Market potential of new hybrid forages for East Africa
Dairy production is the main livestock activity in East Africa and provides food security and income to the poorest families in the region. Especially in the drier areas of East Africa, however, the availability of space for dairy farming is limited, leading to pressure for finding alternatives that help maximise its use. Cut-and-carry forages are one such solution, but the commonly used forages in these systems are generally of low quality making it difficult to fully cover the nutritional needs of the animals. Improved forages have shown to be good alternatives for increasing both quantity and quality of feeds in cut-and-carry systems and improving the adaptability to climate change.

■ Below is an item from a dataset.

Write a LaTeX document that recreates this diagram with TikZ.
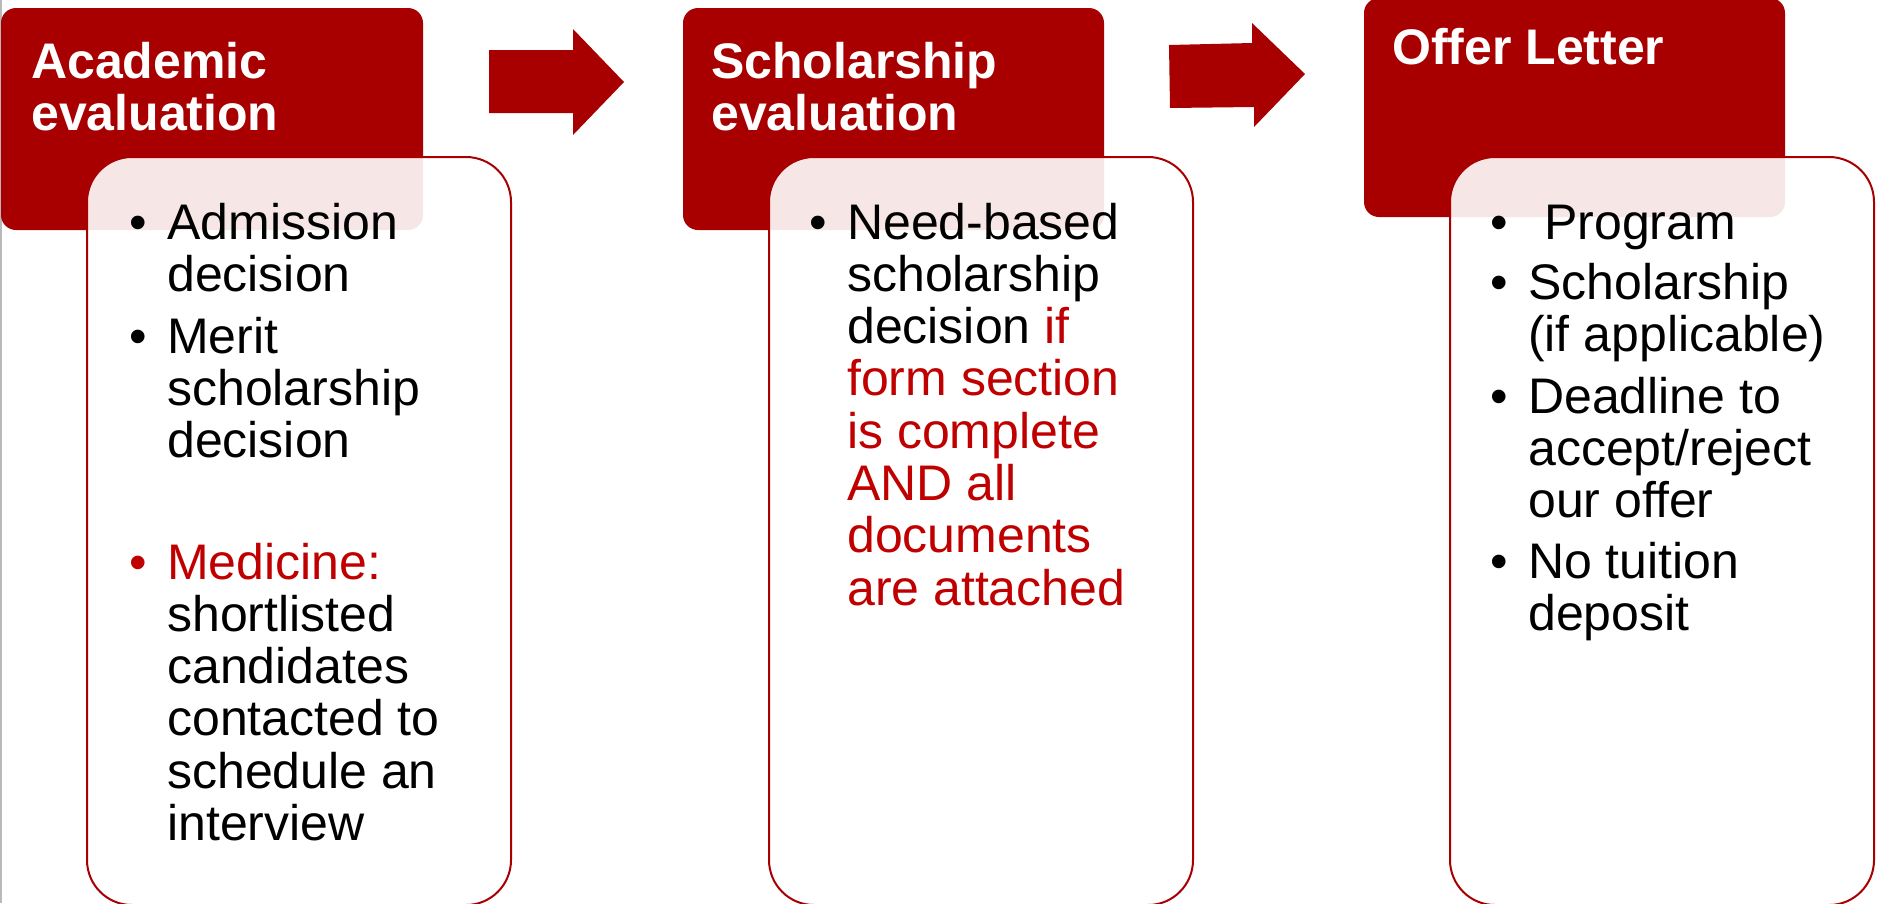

With the purpose of promoting the sustainability of livestock farming in the region, CIAT has been developing interspecific hybrids of Urochloa, which are on the market since more than a decade, and is also developing hybrids of Megathyrsus maximus adapted to the local productive and environmental conditions. The objective of this document is to estimate the potential markets for new hybrids of these two species in East Africa. With data from secondary sources, GIS studies of geographic environments, seed price databases, and expert consultation, we calculated the size of these potential markets (in ha) and estimated their potential values (in US$). The results indicate a regional market for new interspecific Urochloa hybrids of 352,158 ha with a value of US$ 62,479,997. The main markets are Ethiopia, Tanzania, and Kenya, which make up 83% of the total market. The potential market for Megathyrsus maximus hybrids is 494,471 ha with a value of US$ 94,648,595. South Sudan, Ethiopia and Tanzania hold a share of 71.63% in this market. These figures show significant possibilities for the development of a more sophisticated forage hybrid seed system in the region. However, it is necessary to combine this with a favourable environment for adoption. Adequate information systems, seed marketing facilities, and continuous monitoring by extension services are essential for producers to adopt these technologies.
Junca Paredes, J.J.; Flórez, F.; Enciso, K.; Hernández, L.M.; Triana-Ángel, N.; Burkart, S.